Review
"The dimension of the robbery is so vast, so expansive, that I believe Itamar Levin's book is just the beginning of the revelations yet to come...This will not atone the deeds already done, and certainly not the loss of life, but there could be no greater mission of human justice."-from the foreword by Avraham Burg, Speaker of the Knesset
Product Description
The injustices committed against millions of Europe's Jews did not end with the fall of the Third Reich. Long after the Nazis had seized the belongings of Holocaust victims, Swiss banks concealed and appropriated their assets, demanding that their survivors produce the death certificates or banking records of the depositors in order to claim their family's property - demands that were usually impossible for the petitioners to meet. Now the full account of the Holocaust deposits affair is revealed by the journalist who first broke the story in 1995. Relying on archival and contemporary sources, Itamar Levin describes the Jewish people's decades-long effort to return death camp victims' assets to their rightful heirs. Levin also uncovers the truth about the behaviour of Swiss banking institutions, their complicity with the Nazis and their formidable power over even their own "neutral" government.

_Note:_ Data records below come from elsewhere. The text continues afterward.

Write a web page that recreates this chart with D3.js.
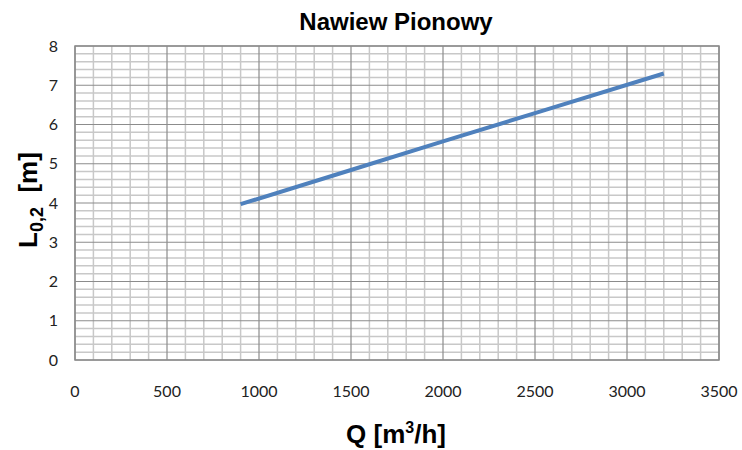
<!DOCTYPE html>
<html><head><meta charset="utf-8">
<script src="https://cdn.jsdelivr.net/npm/d3@7"></script>
<style>body{margin:0;background:#fff}svg{display:block}</style>
</head><body>
<script>
const qValues = [900, 1500, 2000, 2500, 3200];
const lValues = [3.97, 4.84, 5.57, 6.29, 7.30];
const xTicks = [0, 500, 1000, 1500, 2000, 2500, 3000, 3500];
const yTicks = [0, 1, 2, 3, 4, 5, 6, 7, 8];

const W = 742, H = 450;
const m = {left: 75, top: 46, right: 742 - 719, bottom: 450 - 360};
const svg = d3.select("body").append("svg").attr("width", W).attr("height", H);
const x = d3.scaleLinear().domain([0, 3500]).range([m.left, W - m.right]);
const y = d3.scaleLinear().domain([0, 8]).range([H - m.bottom, m.top]);

const g = svg.append("g");
// minor grid
const minorX = d3.range(0, 3501, 100).filter(v => v % 500 !== 0);
const minorY = d3.range(0, 41).map(i => i * 0.2).filter((v, i) => i % 5 !== 0);
g.selectAll(".mx").data(minorX).join("line")
  .attr("x1", d => x(d)).attr("x2", d => x(d)).attr("y1", y(0)).attr("y2", y(8))
  .attr("stroke", "#c8c8c8").attr("stroke-width", 1.5);
g.selectAll(".my").data(minorY).join("line")
  .attr("x1", x(0)).attr("x2", x(3500)).attr("y1", d => y(d)).attr("y2", d => y(d))
  .attr("stroke", "#c8c8c8").attr("stroke-width", 1.5);
// major grid
g.selectAll(".Mx").data(xTicks).join("line")
  .attr("x1", d => x(d)).attr("x2", d => x(d)).attr("y1", y(0)).attr("y2", y(8))
  .attr("stroke", "#8c8c8c").attr("stroke-width", 1.2);
g.selectAll(".My").data(yTicks).join("line")
  .attr("x1", x(0)).attr("x2", x(3500)).attr("y1", d => y(d)).attr("y2", d => y(d))
  .attr("stroke", "#8c8c8c").attr("stroke-width", 1.2);
// border
g.append("rect").attr("x", x(0)).attr("y", y(8)).attr("width", x(3500) - x(0)).attr("height", y(0) - y(8))
  .attr("fill", "none").attr("stroke", "#8c8c8c").attr("stroke-width", 1.5);

// axes labels
const font = "Lato, 'Open Sans', sans-serif";
svg.append("g").selectAll("text").data(xTicks).join("text")
  .attr("x", d => x(d)).attr("y", 397).attr("text-anchor", "middle")
  .attr("font-family", font).attr("font-size", 16).attr("fill", "#222").text(d => d);
svg.append("g").selectAll("text").data(yTicks).join("text")
  .attr("x", 58).attr("y", d => y(d) + 5.5).attr("text-anchor", "end")
  .attr("font-family", font).attr("font-size", 16).attr("fill", "#222").text(d => d);

// line
const pts = qValues.map((q, i) => [q, lValues[i]]);
svg.append("path").datum(pts)
  .attr("d", d3.line().x(d => x(d[0])).y(d => y(d[1])))
  .attr("fill", "none").attr("stroke", "#4f81bd").attr("stroke-width", 4);

// title
svg.append("text").attr("x", 396).attr("y", 30).attr("text-anchor", "middle")
  .attr("font-family", "'Liberation Sans', Arial, sans-serif").attr("font-weight", "bold")
  .attr("font-size", 24).text("Nawiew Pionowy");
// x label
const xl = svg.append("text").attr("x", 396).attr("y", 443).attr("text-anchor", "middle")
  .attr("font-family", "'Liberation Sans', Arial, sans-serif").attr("font-weight", "bold")
  .attr("font-size", 26);
xl.append("tspan").text("Q [m");
xl.append("tspan").attr("font-size", 16).attr("dy", -10).text("3");
xl.append("tspan").attr("dy", 10).text("/h]");
// y label
const yl = svg.append("text").attr("transform", "translate(37,200) rotate(-90)").attr("text-anchor", "middle")
  .attr("font-family", "'Liberation Sans', Arial, sans-serif").attr("font-weight", "bold")
  .attr("font-size", 26);
yl.append("tspan").text("L");
yl.append("tspan").attr("font-size", 18).attr("dy", 6).text("0,2");
yl.append("tspan").attr("dy", -6).text("\u00a0\u00a0[m]");
</script>
</body></html>
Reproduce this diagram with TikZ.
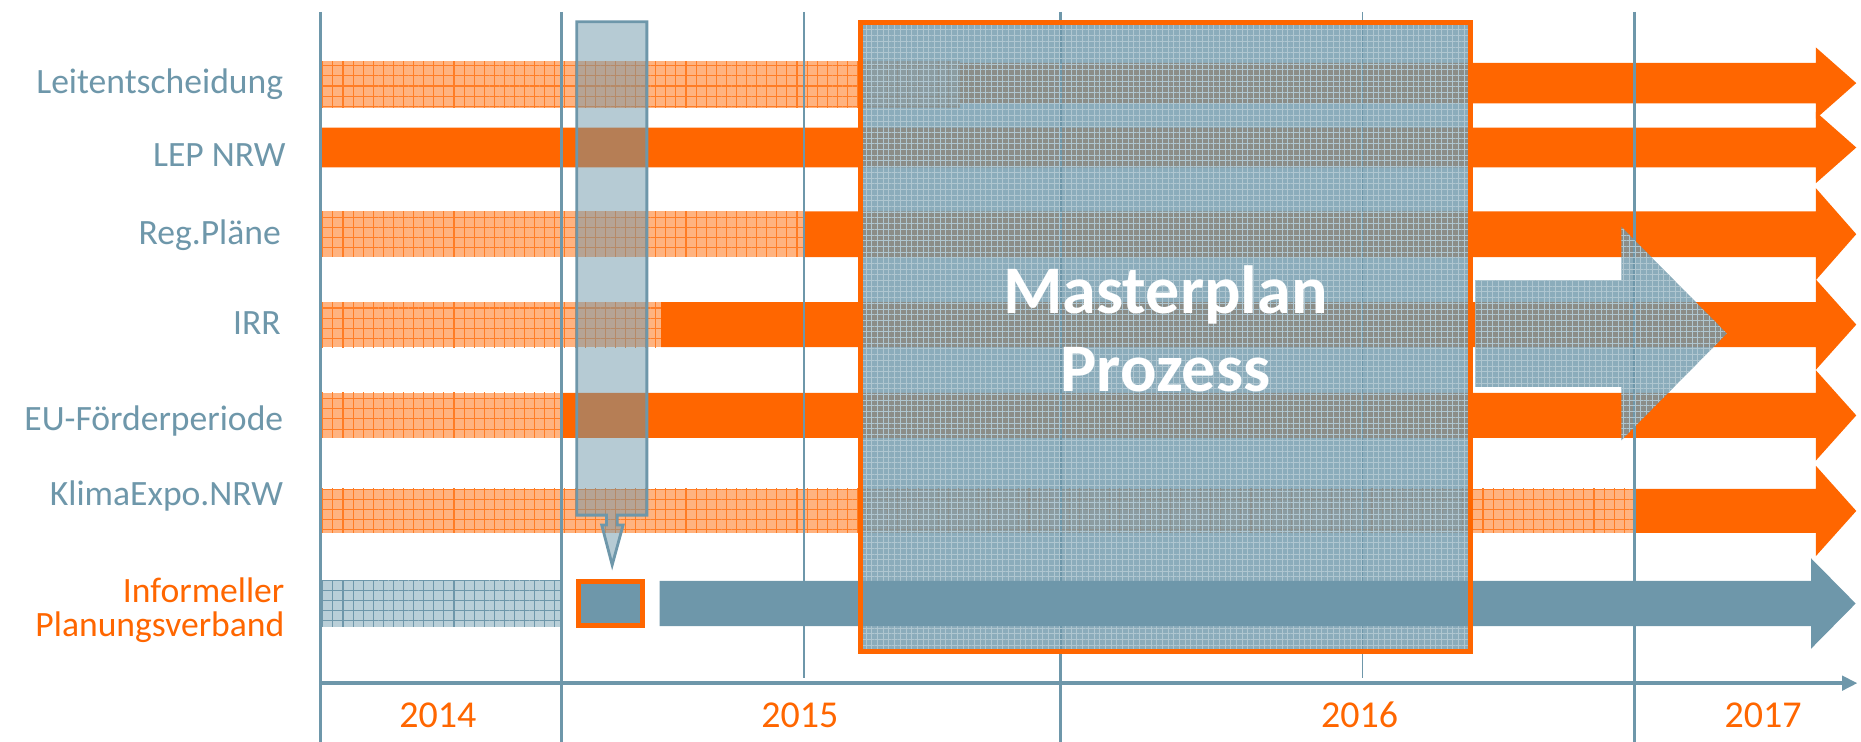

From the first attempt to settle the fate of German property in neutral countries at the Potsdam Conference in 1945, through the heated negotiations following publication of Levin's investigative article in 1995, to the Swiss banks' ultimate agreement to a $1.2 5 billion payment in 1997, the pursuit of restitution is a story of delaying tactics and legal complications of almost unimaginable dimensions. Terrified that the traditional and highly marketable wall of secrecy surrounding the Swiss banks would tumble and destroy the industry, the banks' managements were dismissive and unco-operative in determining the location and extent of the assests in question, forcing the United States, other European countries and Jewish organizations worldwide to apply tremendous pressure for a just resolution. The details and the central characters involved in this struggle, as well as new information about Switzerland's controversial policies during World War II, are fascinating reading for anyone concerned with the Holocaust and its aftermath.